▸ **INSTRUCTION**
Omit all images. Write out the rest of the material exactly.
━━━━━ PROVIDED MATERIAL
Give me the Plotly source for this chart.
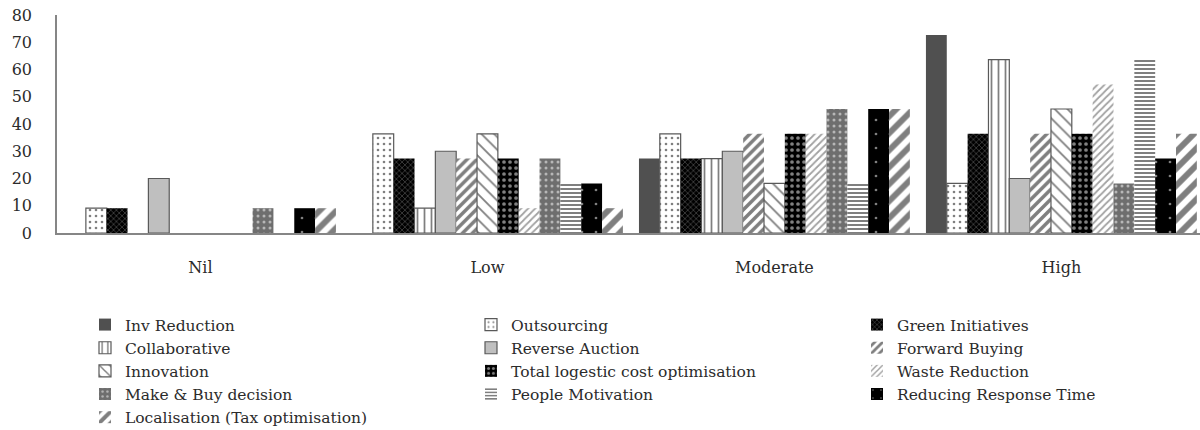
import plotly.graph_objects as go

# Response levels on the category axis
levels = ["Nil", "Low", "Moderate", "High"]

# Share of respondents (%) per initiative, by level
inv_reduction = [0, 0, 27.3, 72.7]
outsourcing = [9.1, 36.4, 36.4, 18.2]
green_initiatives = [9.1, 27.3, 27.3, 36.4]
collaborative = [0, 9.1, 27.3, 63.6]
reverse_auction = [20, 30, 30, 20]
forward_buying = [0, 27.3, 36.4, 36.4]
innovation = [0, 36.4, 18.2, 45.5]
total_logistic = [0, 27.3, 36.4, 36.4]
waste_reduction = [0, 9.1, 36.4, 54.5]
make_buy = [9.1, 27.3, 45.5, 18.2]
people_motivation = [0, 18.2, 18.2, 63.6]
response_time = [9.1, 18.2, 45.5, 27.3]
localisation = [9.1, 9.1, 45.5, 36.4]

y_ticks = [0, 10, 20, 30, 40, 50, 60, 70, 80]

OUTLINE = "#595959"
FONT = "DejaVu Serif"
TEXT = "#2b2b2b"

# name, values, fill style, outlined?, legend column
series = [
    ("Inv Reduction", inv_reduction, dict(color="#505050"), False, "legend"),
    ("Outsourcing", outsourcing,
     dict(color="white", pattern=dict(shape=".", fgcolor="black", bgcolor="white", size=6, solidity=0.15)),
     True, "legend2"),
    ("Green Initiatives", green_initiatives,
     dict(color="black", pattern=dict(shape="x", fgcolor="white", bgcolor="black", size=4, solidity=0.2)),
     False, "legend3"),
    ("Collaborative", collaborative,
     dict(color="white", pattern=dict(shape="|", fgcolor="black", bgcolor="white", size=7, solidity=0.25)),
     True, "legend"),
    ("Reverse Auction", reverse_auction, dict(color="#bfbfbf"), True, "legend2"),
    ("Forward Buying", forward_buying,
     dict(color="black", pattern=dict(shape="/", fgcolor="black", bgcolor="white", size=7, solidity=0.5)),
     False, "legend3"),
    ("Innovation", innovation,
     dict(color="white", pattern=dict(shape="\\", fgcolor="black", bgcolor="white", size=9, solidity=0.2)),
     True, "legend"),
    ("Total logestic cost optimisation", total_logistic,
     dict(color="black", pattern=dict(shape=".", fgcolor="white", bgcolor="black", size=6, solidity=0.3)),
     False, "legend2"),
    ("Waste Reduction", waste_reduction,
     dict(color="#444444", pattern=dict(shape="/", fgcolor="#444444", bgcolor="white", size=5, solidity=0.35)),
     False, "legend3"),
    ("Make & Buy decision", make_buy,
     dict(color="#6e6e6e", pattern=dict(shape=".", fgcolor="white", bgcolor="#6e6e6e", size=6, solidity=0.2)),
     False, "legend"),
    ("People Motivation", people_motivation,
     dict(color="black", pattern=dict(shape="-", fgcolor="black", bgcolor="white", size=4, solidity=0.5)),
     False, "legend2"),
    ("Reducing Response Time", response_time,
     dict(color="black", pattern=dict(shape=".", fgcolor="white", bgcolor="black", size=14, solidity=0.03)),
     False, "legend3"),
    ("Localisation (Tax optimisation)", localisation,
     dict(color="black", pattern=dict(shape="/", fgcolor="black", bgcolor="white", size=12, solidity=0.5)),
     False, "legend"),
]

fig = go.Figure()
for name, vals, fill, outlined, leg in series:
    marker = dict(fill)
    marker["line"] = dict(color=OUTLINE, width=1.2 if outlined else 0)
    # empty categories are left undrawn so outlined series leave no stub on the axis
    shown = [v if v > 0 else None for v in vals]
    fig.add_trace(go.Bar(x=levels, y=shown, name=name, marker=marker, legend=leg))

# Plot area: x 57..1200 px, y 15..233 px
PLOT_L, PLOT_W = 57, 1143
PLOT_B, PLOT_H = 233, 218


def px_x(px):
    return (px - PLOT_L) / PLOT_W


def px_y(px):
    return (PLOT_B - px) / PLOT_H


legend_common = dict(
    orientation="v", xanchor="left", yanchor="top",
    bgcolor="rgba(0,0,0,0)", font=dict(family=FONT, size=15.5, color=TEXT),
    itemwidth=30, tracegroupgap=0,
)
legend_top = px_y(308)

fig.update_layout(
    width=1200, height=430,
    margin=dict(l=57, r=0, t=15, b=197, autoexpand=False),
    paper_bgcolor="white", plot_bgcolor="white",
    barmode="group", bargap=0.056, bargroupgap=0,
    font=dict(family=FONT, size=16, color=TEXT),
    showlegend=True,
    legend=dict(legend_common, x=px_x(85), y=legend_top),
    legend2=dict(legend_common, x=px_x(471), y=legend_top),
    legend3=dict(legend_common, x=px_x(857), y=legend_top),
    xaxis=dict(
        type="category", range=[-0.5, 3.483],
        showline=True, linecolor="#868686", linewidth=1.5,
        showgrid=False, ticks="", ticklabelstandoff=19, tickangle=0,
        tickfont=dict(family=FONT, size=16, color=TEXT),
    ),
    yaxis=dict(
        range=[0, 80], tickvals=y_ticks,
        showline=True, linecolor="#868686", linewidth=1.5,
        showgrid=False, zeroline=False, ticks="", ticklabelstandoff=20,
        tickfont=dict(family=FONT, size=16, color=TEXT),
    ),
)

fig.write_html("out.html")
━━━━━━━━━━
▸ **FULL RESPONSE**
Give me the Plotly source for this chart.
import plotly.graph_objects as go

# Response levels on the category axis
levels = ["Nil", "Low", "Moderate", "High"]

# Share of respondents (%) per initiative, by level
inv_reduction = [0, 0, 27.3, 72.7]
outsourcing = [9.1, 36.4, 36.4, 18.2]
green_initiatives = [9.1, 27.3, 27.3, 36.4]
collaborative = [0, 9.1, 27.3, 63.6]
reverse_auction = [20, 30, 30, 20]
forward_buying = [0, 27.3, 36.4, 36.4]
innovation = [0, 36.4, 18.2, 45.5]
total_logistic = [0, 27.3, 36.4, 36.4]
waste_reduction = [0, 9.1, 36.4, 54.5]
make_buy = [9.1, 27.3, 45.5, 18.2]
people_motivation = [0, 18.2, 18.2, 63.6]
response_time = [9.1, 18.2, 45.5, 27.3]
localisation = [9.1, 9.1, 45.5, 36.4]

y_ticks = [0, 10, 20, 30, 40, 50, 60, 70, 80]

OUTLINE = "#595959"
FONT = "DejaVu Serif"
TEXT = "#2b2b2b"

# name, values, fill style, outlined?, legend column
series = [
    ("Inv Reduction", inv_reduction, dict(color="#505050"), False, "legend"),
    ("Outsourcing", outsourcing,
     dict(color="white", pattern=dict(shape=".", fgcolor="black", bgcolor="white", size=6, solidity=0.15)),
     True, "legend2"),
    ("Green Initiatives", green_initiatives,
     dict(color="black", pattern=dict(shape="x", fgcolor="white", bgcolor="black", size=4, solidity=0.2)),
     False, "legend3"),
    ("Collaborative", collaborative,
     dict(color="white", pattern=dict(shape="|", fgcolor="black", bgcolor="white", size=7, solidity=0.25)),
     True, "legend"),
    ("Reverse Auction", reverse_auction, dict(color="#bfbfbf"), True, "legend2"),
    ("Forward Buying", forward_buying,
     dict(color="black", pattern=dict(shape="/", fgcolor="black", bgcolor="white", size=7, solidity=0.5)),
     False, "legend3"),
    ("Innovation", innovation,
     dict(color="white", pattern=dict(shape="\\", fgcolor="black", bgcolor="white", size=9, solidity=0.2)),
     True, "legend"),
    ("Total logestic cost optimisation", total_logistic,
     dict(color="black", pattern=dict(shape=".", fgcolor="white", bgcolor="black", size=6, solidity=0.3)),
     False, "legend2"),
    ("Waste Reduction", waste_reduction,
     dict(color="#444444", pattern=dict(shape="/", fgcolor="#444444", bgcolor="white", size=5, solidity=0.35)),
     False, "legend3"),
    ("Make & Buy decision", make_buy,
     dict(color="#6e6e6e", pattern=dict(shape=".", fgcolor="white", bgcolor="#6e6e6e", size=6, solidity=0.2)),
     False, "legend"),
    ("People Motivation", people_motivation,
     dict(color="black", pattern=dict(shape="-", fgcolor="black", bgcolor="white", size=4, solidity=0.5)),
     False, "legend2"),
    ("Reducing Response Time", response_time,
     dict(color="black", pattern=dict(shape=".", fgcolor="white", bgcolor="black", size=14, solidity=0.03)),
     False, "legend3"),
    ("Localisation (Tax optimisation)", localisation,
     dict(color="black", pattern=dict(shape="/", fgcolor="black", bgcolor="white", size=12, solidity=0.5)),
     False, "legend"),
]

fig = go.Figure()
for name, vals, fill, outlined, leg in series:
    marker = dict(fill)
    marker["line"] = dict(color=OUTLINE, width=1.2 if outlined else 0)
    # empty categories are left undrawn so outlined series leave no stub on the axis
    shown = [v if v > 0 else None for v in vals]
    fig.add_trace(go.Bar(x=levels, y=shown, name=name, marker=marker, legend=leg))

# Plot area: x 57..1200 px, y 15..233 px
PLOT_L, PLOT_W = 57, 1143
PLOT_B, PLOT_H = 233, 218


def px_x(px):
    return (px - PLOT_L) / PLOT_W


def px_y(px):
    return (PLOT_B - px) / PLOT_H


legend_common = dict(
    orientation="v", xanchor="left", yanchor="top",
    bgcolor="rgba(0,0,0,0)", font=dict(family=FONT, size=15.5, color=TEXT),
    itemwidth=30, tracegroupgap=0,
)
legend_top = px_y(308)

fig.update_layout(
    width=1200, height=430,
    margin=dict(l=57, r=0, t=15, b=197, autoexpand=False),
    paper_bgcolor="white", plot_bgcolor="white",
    barmode="group", bargap=0.056, bargroupgap=0,
    font=dict(family=FONT, size=16, color=TEXT),
    showlegend=True,
    legend=dict(legend_common, x=px_x(85), y=legend_top),
    legend2=dict(legend_common, x=px_x(471), y=legend_top),
    legend3=dict(legend_common, x=px_x(857), y=legend_top),
    xaxis=dict(
        type="category", range=[-0.5, 3.483],
        showline=True, linecolor="#868686", linewidth=1.5,
        showgrid=False, ticks="", ticklabelstandoff=19, tickangle=0,
        tickfont=dict(family=FONT, size=16, color=TEXT),
    ),
    yaxis=dict(
        range=[0, 80], tickvals=y_ticks,
        showline=True, linecolor="#868686", linewidth=1.5,
        showgrid=False, zeroline=False, ticks="", ticklabelstandoff=20,
        tickfont=dict(family=FONT, size=16, color=TEXT),
    ),
)

fig.write_html("out.html")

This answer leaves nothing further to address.